The good fortune of Clearwater Safari game farm, a 3 000-hectare hunting destination 85 km from Kimberley in the Northern Cape, is perhaps a sign of the revival of the South African tourism industry. But it is just as likely the result of the vision and hard work that husband and wife Heine and Stefanie Deysel put into the project. 

“We’re blessed,” says Stefanie, who remembers the day, scarcely three years ago, when she and Heine scanned the farm from its highest point and knew that they had found what they were looking for. They had driven all the way from Germiston, where they owned and ran a gym together, to see if the advertised farm could fit Heine’s lifelong dream of owning a hunting farm. 

But they also knew that a difficult road lay ahead. As beautiful as it was, the farm was used to breed game and was in no state to host overseas hunting parties. And could they raise enough finance to buy and upgrade it?

They set about selling the Germiston gym business that they had spent years building up with remarkable success. Stefanie and Heine met each other in a gym in the early 2000s in Heidelberg where they both went to school. Stefanie worked as a bookkeeper and Heine as a personal trainer before he bought the struggling gym for R300 000. 

Where the previous owner was running it remotely, Heine threw himself into it, investing everything he could in new equipment and marketing. When he moved it to new premises, Stefanie joined the business on a full-time basis, and the couple found they made a formidable entrepreneurial team. Stefanie remembers one particular month in which they managed to double their membership. When the Covid-19 pandemic hit, the gym had no debts, and they got through the five months of lockdown relatively unscathed. 

Heine and Stefanie managed to sell the gym for a whopping R6 million, twenty times the value for which they bought it. But it was nowhere near enough to seal their purchase of Clearwater farm. They tried to raise bank finance, but to no avail. Eventually, they came to an agreement with the farm’s owner, a businessman from Kimberley. He would get the proceeds from the sale of the gym, plus some more, and in addition they agreed to pay the annual instalments of a Landbank loan that he had taken out on the farm.  

With every last cent of their savings committed to the project, the Deysel family moved to the farm. “We started with a bang,” says Stefanie. The truck with all of their household goods got stuck in the muddy road leading up to the farm as record rains fell. The advantage was that they quickly got to know all of the neighbouring farmers who came to help them out. 

Heine and Stefanie, who were joined by her sister and brother-in-law on the farm, immediately started the intense work of upgrading it to become an international hunting destination.
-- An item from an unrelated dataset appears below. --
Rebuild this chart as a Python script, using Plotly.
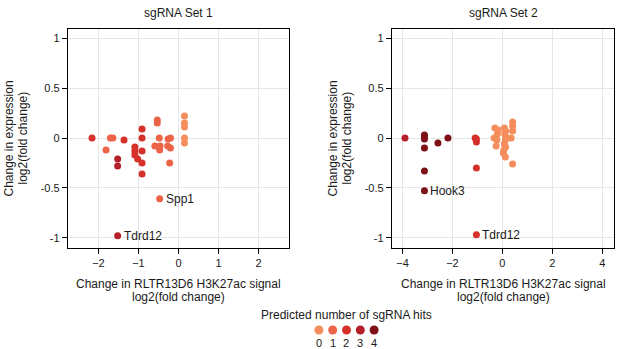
import plotly.graph_objects as go

# ---------------- data ----------------
hit_levels = [0, 1, 2, 3, 4]
hit_colors = ["#F58D5C", "#EC6446", "#D6302A", "#B51F29", "#7D1117"]

set1_x = [-2.16, -1.70, -1.64, -1.81, -1.36, -1.52, -1.52, -1.52, -1.09, -1.09, -1.09, -1.02,
          -0.91, -0.91, -0.91, -0.91, -0.91, -0.53, -0.53, -0.48, -0.59, -0.46, -0.47, -0.47,
          -0.26, -0.20, -0.27, -0.20, -0.22, 0.15, 0.15, 0.15, 0.15, 0.15]
set1_y = [0.00, 0.00, 0.00, -0.12, -0.02, -0.21, -0.28, -0.98, -0.09, -0.13, -0.17, -0.21,
          0.09, 0.00, -0.13, -0.25, -0.36, 0.18, 0.15, 0.00, -0.08, -0.08, -0.12, -0.61,
          -0.01, 0.00, -0.08, -0.10, -0.25, 0.22, 0.15, 0.11, 0.00, -0.05]
set1_hits = [2, 1, 1, 1, 2, 3, 3, 3, 2, 2, 2, 2,
             2, 2, 2, 2, 2, 1, 1, 1, 1, 1, 1, 1,
             1, 1, 1, 1, 1, 0, 0, 0, 0, 0]
set1_genes = ["", "", "", "", "", "", "", "Tdrd12", "", "", "", "",
              "", "", "", "", "", "", "", "", "", "", "", "Spp1",
              "", "", "", "", "", "", "", "", "", ""]

set2_x = [-3.90, -3.12, -3.12, -3.12, -3.12, -3.12, -3.12, -2.58, -2.18,
          -1.09, -1.04, -1.04, -1.04, -1.04,
          -0.30, -0.17, -0.20, -0.33, -0.22, -0.25,
          0.08, 0.13, 0.09, 0.14, 0.12, 0.08, 0.13, 0.06, 0.04, 0.12,
          0.41, 0.41, 0.41, 0.35, 0.41]
set2_y = [0.00, 0.03, 0.01, -0.01, -0.10, -0.33, -0.53, -0.05, 0.00,
          0.00, -0.01, -0.04, -0.30, -0.97,
          0.10, 0.08, 0.04, 0.00, -0.02, -0.08,
          0.10, 0.07, 0.04, 0.01, -0.02, -0.06, -0.09, -0.12, -0.15, -0.19,
          0.16, 0.12, 0.07, 0.00, -0.26]
set2_hits = [3, 4, 4, 4, 4, 4, 4, 4, 4,
             2, 2, 2, 2, 2,
             0, 0, 0, 0, 0, 0,
             0, 0, 0, 0, 0, 0, 0, 0, 0, 0,
             0, 0, 0, 0, 0]
set2_genes = ["", "", "", "", "", "", "Hook3", "", "",
              "", "", "", "", "Tdrd12",
              "", "", "", "", "", "",
              "", "", "", "", "", "", "", "", "", "",
              "", "", "", "", ""]

panel_titles = ["sgRNA Set 1", "sgRNA Set 2"]
x_title_lines = ["Change in RLTR13D6 H3K27ac signal", "log2(fold change)"]
y_title_lines = ["Change in expression", "log2(fold change)"]
legend_title = "Predicted number of sgRNA hits"
x1_ticks = [-2, -1, 0, 1, 2]
x2_ticks = [-4, -2, 0, 2, 4]
y_ticks = [-1, -0.5, 0, 0.5, 1]
y_ticktext = ["-1", "-0.5", "0", "0.5", "1"]

# ---------------- layout helpers ----------------
W, H = 617, 349
FONT = "Liberation Sans, Arial, Helvetica, sans-serif"
TXT = "#1a1a1a"


def dx(p0, p1):
    return [p0 / W, p1 / W]


def dy(top, bottom):
    return [1 - bottom / H, 1 - top / H]


fig = go.Figure()

panels = [
    (set1_x, set1_y, set1_hits, set1_genes, "x", "y"),
    (set2_x, set2_y, set2_hits, set2_genes, "x2", "y2"),
]
for xs, ys, hs, gs, xa, ya in panels:
    order = sorted(range(len(xs)), key=lambda i: hs[i])
    fig.add_trace(go.Scatter(
        x=[xs[i] for i in order], y=[ys[i] for i in order],
        mode="markers", xaxis=xa, yaxis=ya, showlegend=False,
        marker=dict(size=7, color=[hit_colors[hs[i]] for i in order], line=dict(width=0)),
        hoverinfo="x+y",
    ))
    for i, g in enumerate(gs):
        if g:
            fig.add_annotation(x=xs[i], y=ys[i], xref=xa, yref=ya, text=g,
                               showarrow=False, xanchor="left", yanchor="middle",
                               xshift=4, font=dict(size=12, color=TXT, family=FONT))

# legend as a small scatter
fig.add_trace(go.Scatter(
    x=hit_levels, y=[0] * len(hit_levels), xaxis="x3", yaxis="y3",
    mode="markers", marker=dict(size=9, color=hit_colors), showlegend=False, hoverinfo="skip",
))
for h in hit_levels:
    fig.add_annotation(x=h, y=0, xref="x3", yref="y3", text=str(h), showarrow=False,
                       xanchor="center", yanchor="middle", yshift=-13,
                       font=dict(size=11, color=TXT, family=FONT))

common_axis = dict(showline=True, linecolor="black", linewidth=1.3, mirror=True,
                   ticks="outside", ticklen=5, tickcolor="black", tickwidth=1.3,
                   showgrid=True, gridcolor="#E6E6E6", gridwidth=1, zeroline=False,
                   tickfont=dict(size=11, color=TXT, family=FONT), automargin=False)

fig.update_layout(
    width=W, height=H, margin=dict(l=0, r=0, t=0, b=0),
    paper_bgcolor="white", plot_bgcolor="white",
    font=dict(family=FONT, color=TXT),
    xaxis=dict(domain=dx(68, 289), range=[-2.76, 2.76], tickvals=x1_ticks, anchor="y", **common_axis),
    yaxis=dict(domain=dy(29, 248), range=[-1.103, 1.093], tickvals=y_ticks, ticktext=y_ticktext,
               anchor="x", **common_axis),
    xaxis2=dict(domain=dx(392, 614), range=[-4.42, 4.47], tickvals=x2_ticks, anchor="y2", **common_axis),
    yaxis2=dict(domain=dy(29, 248), range=[-1.103, 1.093], tickvals=y_ticks, ticktext=y_ticktext,
                anchor="x2", **common_axis),
    xaxis3=dict(domain=dx(312, 381), range=[-0.5, 4.5], visible=False, anchor="y3"),
    yaxis3=dict(domain=dy(322, 338), range=[-1, 1], visible=False, anchor="x3"),
)

title_font = dict(size=12, color=TXT, family=FONT)
for k, xa in enumerate(["x", "x2"]):
    # panel title
    fig.add_annotation(x=0.5, y=1 - 13 / H, xref=f"{xa} domain", yref="paper", text=panel_titles[k],
                       showarrow=False, xanchor="center", yanchor="middle", font=title_font)
    # x-axis title (two lines)
    for j, line in enumerate(x_title_lines):
        fig.add_annotation(x=0.5, y=1 - (284 + 13 * j) / H, xref=f"{xa} domain", yref="paper",
                           text=line, showarrow=False, xanchor="center", yanchor="middle",
                           font=title_font)
    # y-axis title (two lines, rotated)
    left_px = 68 if k == 0 else 392
    for j, line in enumerate(y_title_lines):
        fig.add_annotation(x=(left_px - 60 + 14 * j) / W, y=0.5, xref="paper",
                           yref=("y domain" if k == 0 else "y2 domain"),
                           text=line, textangle=-90, showarrow=False,
                           xanchor="center", yanchor="middle", font=title_font)

fig.add_annotation(x=346.5 / W, y=1 - 315 / H, xref="paper", yref="paper", text=legend_title,
                   showarrow=False, xanchor="center", yanchor="middle", font=title_font)

fig.write_html("out.html", config={"displayModeBar": False},
               post_script="document.body.style.margin='0';document.body.style.padding='0';")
Most of the work centred around fixing up the lodge on top of the hill where they first fell in love with the place. Today it provides luxury accommodation for up to 16 hunters and boasts a professionally run kitchen. 

For Stefanie, the most difficult part of starting the business was the uncertainty of meeting the annual Landbank that they had agreed to pay. In the first year they had just managed to book enough local hunters to meet their obligations. The second year was even better with an increasing number of overseas hunters.

Then came two breakthroughs. The first was to sign a deal with a top performing “outfitter”, a professional organiser of hunting excursions, to use Clearwater as his main destination. It was through his work that they are now fully booked for the whole of next year. 

The second was to approach Business Partners Limited for finance. The Deysels had the annual Landbank instalment hanging over them, as well as repayments to the previous owner, who felt exposed by still being liable for the Landbank loan. With Business Partners Ltd  finance, structured as a five-year loan, they were able to pay off both the previous owner and the Landbank. 

None of this has done anything to dampen the Deysels’ entrepreneurial drive. Apart from the daily work of maintaining the 27 different mammalian species on the farm and entertaining their overseas guests, they have started breeding with goats to diversify their business and have turned veld maintenance into an income stream by processing dead thorn trees into firewood. The couple are now thinking of acquiring a further 3 000 hectares and putting up a second lodge, and maybe, says Stefanie, “in another dream for another time”, starting a cattle farm.

Stefanie says that their first few years on Clearwater farm were as intense as could be expected, but of late, despite their busyness, they have become used to the deep peace that only the bushveld can offer. “We’re just never going back,” she says.